Obsidian Entertainment released not one but two of my favourite games of 2022. It shouldn’t be all that surprising, given that the studio has been keeping me entertained for the better part of 20 years. Formed by former Black Isle developers who had grown dissatisfied with struggling publisher Interplay, it went on to create several GOATs, including Fallout New Vegas and Knights of the Old Republic 2, establishing itself as one of the best RPG developers around. What’s surprising, then, is that neither of its 2022 releases were RPGs.
Roleplaying is woven into the fabric of Obsidian. The genre is an integral part of its legacy and continues to be what the studio is best known for—whether it’s roleplaying as a super spy in the singular Alpha Protocol or traipsing through fantasy realms in the nostalgic Pillars of Eternity. Only BioWare has an RPG history this impressive. But while Obsidian has always been good for RPGs, RPGs haven’t always been good for Obsidian.

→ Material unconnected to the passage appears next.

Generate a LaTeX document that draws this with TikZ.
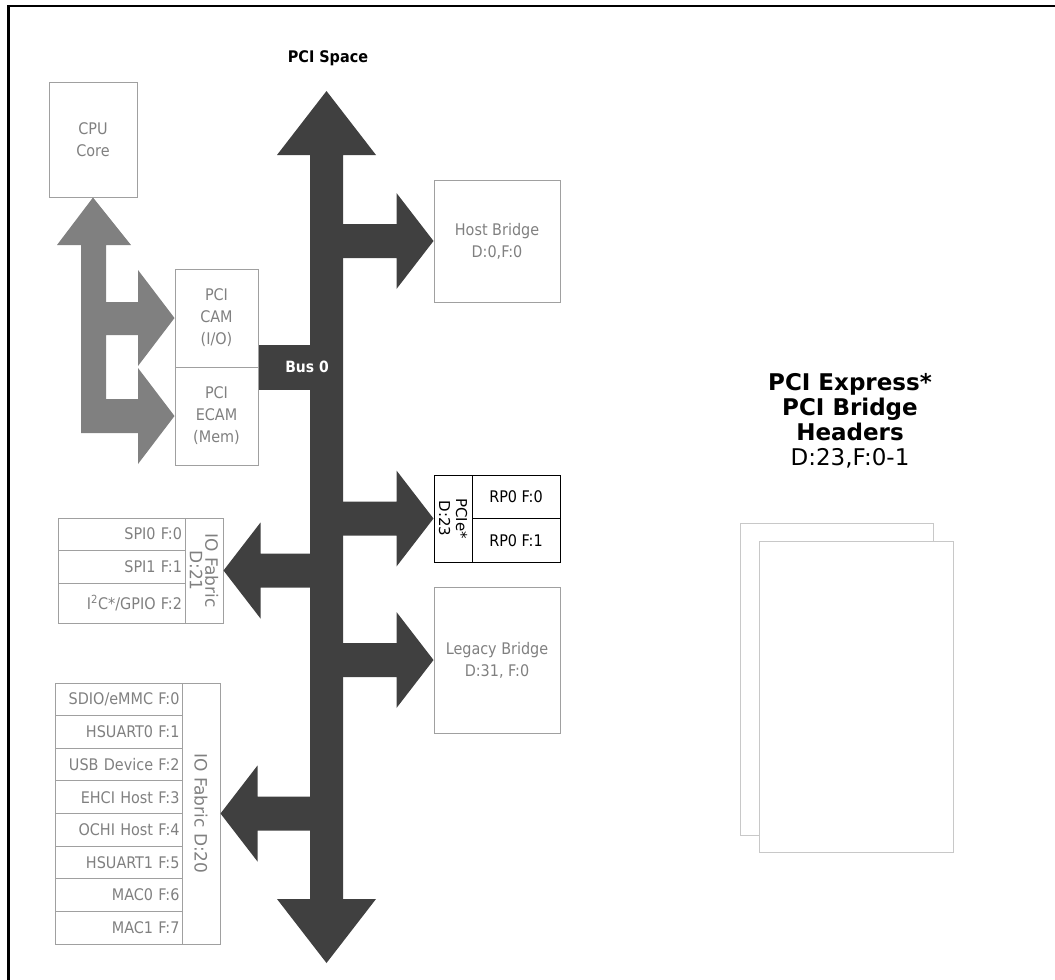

Until quite recently, Obsidian’s games had a reputation for being a bit rough around the edges. KotOR 2 in particular was infamous for its bugs and cuts, but every RPG the studio released came with a mountain of issues. The narrative that formed around these exceptional but janky games was one that placed most of the blame on publishers, suggesting that, had Sega, Bethesda or LucasArts given Obsidian more time or more resources, these problems could have been avoided. The reality is undoubtedly more complicated.
This led to Alpha Protocol not being appreciated in its time, but most of its RPGs were successes—though not always successful enough. Despite New Vegas often being hailed as the greatest Fallout game, the team missed out on a bonus because the metacritic score was too low. By one point. It was 84, but needed to be 85 before Bethesda would pay out. It just seemed unnecessarily cruel.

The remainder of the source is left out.